-- start of Collected material --

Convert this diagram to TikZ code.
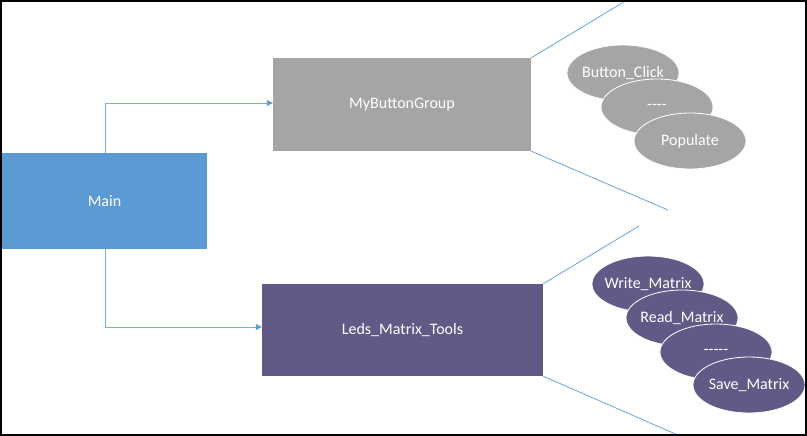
\documentclass[tikz,border=0pt]{standalone}
\usepackage{fontspec}
\setmainfont{Carlito}
\usetikzlibrary{arrows.meta,shapes.geometric}
\definecolor{mainblue}{HTML}{5B9BD5}
\definecolor{linkblue}{HTML}{7AAEDD}
\definecolor{grayfill}{HTML}{A5A5A5}
\definecolor{purplefill}{HTML}{635987}
\newcommand\ovaltxt[1]{\makebox[0pt]{#1}}
\tikzset{
  box/.style={draw=none, inner sep=0pt, text=white, font=\fontsize{16}{18}\selectfont},
  oval/.style={ellipse, draw=white, line width=0.8pt, inner sep=0pt, text=white,
    minimum width=112pt, minimum height=56pt, font=\fontsize{16}{18}\selectfont},
  conn/.style={draw=linkblue, line width=0.9pt, -{Triangle[length=6pt,width=6pt,color=mainblue]}},
  fan/.style={draw=mainblue, line width=0.7pt}
}
\begin{document}
\begin{tikzpicture}[x=1pt,y=-1pt]
\useasboundingbox (0,0) rectangle (807,436);
\fill[white] (0,0) rectangle (807,436);
% boxes
\node[box, fill=mainblue, minimum width=205pt, minimum height=96pt] (main) at (104.5,201) {Main};
\node[box, fill=grayfill, minimum width=258pt, minimum height=93pt] (mbg) at (402,104.5) {MyButtonGroup};
\node[box, fill=purplefill, minimum width=281pt, minimum height=92pt] (leds) at (402.5,330) {Leds\_Matrix\_Tools};
% connectors
\coordinate (m1) at (105,103);
\coordinate (m2) at (105,327);
\draw[conn] (main.north -| m1) -- (m1) -- (m1 -| mbg.west);
\draw[conn] (main.south -| m2) -- (m2) -- (m2 -| leds.west);
% fan lines
\coordinate (f1) at (627,0);
\coordinate (f2) at (668,210);
\coordinate (f3) at (639,226);
\coordinate (f4) at (680,436);
\draw[fan] (mbg.north east) -- (f1);
\draw[fan] (mbg.south east) -- (f2);
\draw[fan] (leds.north east) -- (f3);
\draw[fan] (leds.south east) -- (f4);
% ellipses group 1
\node[oval, fill=grayfill] (bc) at (623,73) {\ovaltxt{Button\_Click}};
\node[oval, fill=grayfill] (d1) at (657,107) {\ovaltxt{-{}-{}-{}-}};
\node[oval, fill=grayfill] (pop) at (690,141) {\ovaltxt{Populate}};
% ellipses group 2
\node[oval, fill=purplefill] (wm) at (648,284) {\ovaltxt{Write\_Matrix}};
\node[oval, fill=purplefill] (rm) at (682,318) {\ovaltxt{Read\_Matrix}};
\node[oval, fill=purplefill] (d2) at (716,352) {\ovaltxt{-{}-{}-{}-{}-}};
\node[oval, fill=purplefill] (sm) at (749,385) {\ovaltxt{Save\_Matrix}};
% frame
\draw[black, line width=2pt] (1,1) rectangle (806,435);
\end{tikzpicture}
\end{document}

-- end of Collected material --

**Job:** Reproduce the full listing above verbatim, with no pictures included.

**Correct response:**
Convert this diagram to TikZ code.
\documentclass[tikz,border=0pt]{standalone}
\usepackage{fontspec}
\setmainfont{Carlito}
\usetikzlibrary{arrows.meta,shapes.geometric}
\definecolor{mainblue}{HTML}{5B9BD5}
\definecolor{linkblue}{HTML}{7AAEDD}
\definecolor{grayfill}{HTML}{A5A5A5}
\definecolor{purplefill}{HTML}{635987}
\newcommand\ovaltxt[1]{\makebox[0pt]{#1}}
\tikzset{
  box/.style={draw=none, inner sep=0pt, text=white, font=\fontsize{16}{18}\selectfont},
  oval/.style={ellipse, draw=white, line width=0.8pt, inner sep=0pt, text=white,
    minimum width=112pt, minimum height=56pt, font=\fontsize{16}{18}\selectfont},
  conn/.style={draw=linkblue, line width=0.9pt, -{Triangle[length=6pt,width=6pt,color=mainblue]}},
  fan/.style={draw=mainblue, line width=0.7pt}
}
\begin{document}
\begin{tikzpicture}[x=1pt,y=-1pt]
\useasboundingbox (0,0) rectangle (807,436);
\fill[white] (0,0) rectangle (807,436);
% boxes
\node[box, fill=mainblue, minimum width=205pt, minimum height=96pt] (main) at (104.5,201) {Main};
\node[box, fill=grayfill, minimum width=258pt, minimum height=93pt] (mbg) at (402,104.5) {MyButtonGroup};
\node[box, fill=purplefill, minimum width=281pt, minimum height=92pt] (leds) at (402.5,330) {Leds\_Matrix\_Tools};
% connectors
\coordinate (m1) at (105,103);
\coordinate (m2) at (105,327);
\draw[conn] (main.north -| m1) -- (m1) -- (m1 -| mbg.west);
\draw[conn] (main.south -| m2) -- (m2) -- (m2 -| leds.west);
% fan lines
\coordinate (f1) at (627,0);
\coordinate (f2) at (668,210);
\coordinate (f3) at (639,226);
\coordinate (f4) at (680,436);
\draw[fan] (mbg.north east) -- (f1);
\draw[fan] (mbg.south east) -- (f2);
\draw[fan] (leds.north east) -- (f3);
\draw[fan] (leds.south east) -- (f4);
% ellipses group 1
\node[oval, fill=grayfill] (bc) at (623,73) {\ovaltxt{Button\_Click}};
\node[oval, fill=grayfill] (d1) at (657,107) {\ovaltxt{-{}-{}-{}-}};
\node[oval, fill=grayfill] (pop) at (690,141) {\ovaltxt{Populate}};
% ellipses group 2
\node[oval, fill=purplefill] (wm) at (648,284) {\ovaltxt{Write\_Matrix}};
\node[oval, fill=purplefill] (rm) at (682,318) {\ovaltxt{Read\_Matrix}};
\node[oval, fill=purplefill] (d2) at (716,352) {\ovaltxt{-{}-{}-{}-{}-}};
\node[oval, fill=purplefill] (sm) at (749,385) {\ovaltxt{Save\_Matrix}};
% frame
\draw[black, line width=2pt] (1,1) rectangle (806,435);
\end{tikzpicture}
\end{document}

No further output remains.